Jika hal tersebut, masih diberlakukan maka konsumen pengguna jasa dalam hal ini penumpang yang merupakan mahasiswa dan pelajar,telah dilanggar haknya sebagai konsumen pengguna jasa angkot. Hal tersebut jelas terjadi pelanggaran hak konsumen, sebagaimana yang terurai dalam pasal 4 poin 3 dan poin 7 Undang-Undang Perlindungan Konsumen.

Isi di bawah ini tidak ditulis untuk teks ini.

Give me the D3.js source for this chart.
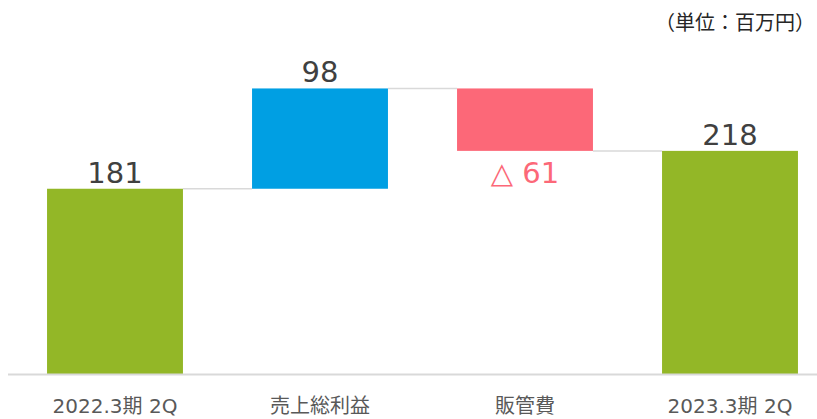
<!DOCTYPE html>
<html>
<head>
<meta charset="utf-8">
<style>
  body { margin: 0; background: #fff; }
  svg text { font-family: "DejaVu Sans", "Noto Sans CJK JP", sans-serif; }
</style>
</head>
<body>
<div id="chart"></div>
<script src="https://d3js.org/d3.v7.min.js"></script>
<script>
// waterfall data
var categories = ["2022.3期 2Q", "売上総利益", "販管費", "2023.3期 2Q"];
var values = [181, 98, -61, 218];
var kinds = ["total", "delta", "delta", "total"];
var labels = ["181", "98", "△ 61", "218"];

var width = 817, height = 419;
var baseY = 374;

var svg = d3.select("#chart").append("svg")
    .attr("width", width)
    .attr("height", height);

var x = d3.scaleBand()
    .domain(categories)
    .range([12.5, 832.5])
    .paddingInner(0.337)
    .paddingOuter(0.1685);

var y = d3.scaleLinear()
    .domain([0, 300])
    .range([baseY, baseY - 300 * 1.0235]);

// build running start / end
var running = 0;
var data = categories.map(function(c, i) {
  var d = {cat: c, value: values[i], kind: kinds[i], label: labels[i]};
  if (d.kind === "total") {
    d.start = 0; d.end = d.value; running = d.value;
  } else {
    d.start = running; d.end = running + d.value; running = d.end;
  }
  d.top = Math.max(d.start, d.end);
  d.bottom = Math.min(d.start, d.end);
  return d;
});

function colorOf(d) {
  if (d.kind === "total") return "#93b727";
  return d.value >= 0 ? "#009fe3" : "#fc6878";
}

// connectors
for (var i = 0; i < data.length - 1; i++) {
  svg.append("line")
      .attr("x1", x(data[i].cat) + x.bandwidth())
      .attr("x2", x(data[i + 1].cat))
      .attr("y1", y(data[i].end))
      .attr("y2", y(data[i].end))
      .attr("stroke", "#d9d9d9")
      .attr("stroke-width", 1.5);
}

// bars
svg.selectAll(".bar")
    .data(data)
  .enter().append("rect")
    .attr("class", "bar")
    .attr("x", function(d) { return x(d.cat); })
    .attr("width", x.bandwidth())
    .attr("y", function(d) { return y(d.top); })
    .attr("height", function(d) { return y(d.bottom) - y(d.top); })
    .attr("fill", colorOf);

// axis line
svg.append("line")
    .attr("x1", 8).attr("x2", width)
    .attr("y1", baseY + 0.5).attr("y2", baseY + 0.5)
    .attr("stroke", "#d9d9d9")
    .attr("stroke-width", 2);

// value labels
svg.selectAll(".val")
    .data(data)
  .enter().append("text")
    .attr("class", "val")
    .attr("text-anchor", "middle")
    .attr("x", function(d) { return x(d.cat) + x.bandwidth() / 2; })
    .attr("y", function(d) {
      return d.value < 0 ? y(d.bottom) + 32 : y(d.top) - 6;
    })
    .attr("font-size", "29px")
    .attr("fill", function(d) { return d.value < 0 ? "#fc6878" : "#404040"; })
    .text(function(d) { return d.label; });

// category labels
svg.selectAll(".cat")
    .data(data)
  .enter().append("text")
    .attr("class", "cat")
    .attr("text-anchor", "middle")
    .attr("x", function(d) { return x(d.cat) + x.bandwidth() / 2; })
    .attr("y", 413)
    .attr("font-size", "20px")
    .attr("fill", "#595959")
    .text(function(d) { return d.cat; });

// unit note
svg.append("text")
    .attr("text-anchor", "end")
    .attr("x", 815)
    .attr("y", 30)
    .attr("font-size", "20px")
    .attr("fill", "#262626")
    .text("（単位：百万円）");
</script>
</body>
</html>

Dalam pasal 15 Undang-Undang Perlindungan Konsumen, dijelaskan bahwa pelaku usaha dalam menawarkan barang dan atau jasa dilarang melakukan dengan cara pemaksaan atau cara lain yang dapat menimbulkan gangguan, baik fisik maupun psikis terhadap konsumen. Hal ini berarti, para supir harusnya, tidak kasar pada penumpang angkot yang merupakan seorang pelajar atau mahasiswa ketika, ia membayar Rp. 1.500 di luar jam sekolah. Sehingga, para konsumen jasa angkot yang notabene adalah pelajar atau mahasiswa tidak merasa risih jika membayar Rp. 1.500 pada waktu-waktu di luar jam sekolah.
Untuk mengatasi permasalahan di atas, diperlukan tindakan pemerintah kota dalam hal ini dinas perhubungan untuk memberi teguran kepada supir “nakal” yang mengenakan tarif terselubung kepada penumpang mahasiswa ataupun pelajar di luar jam sekolah sekalipun.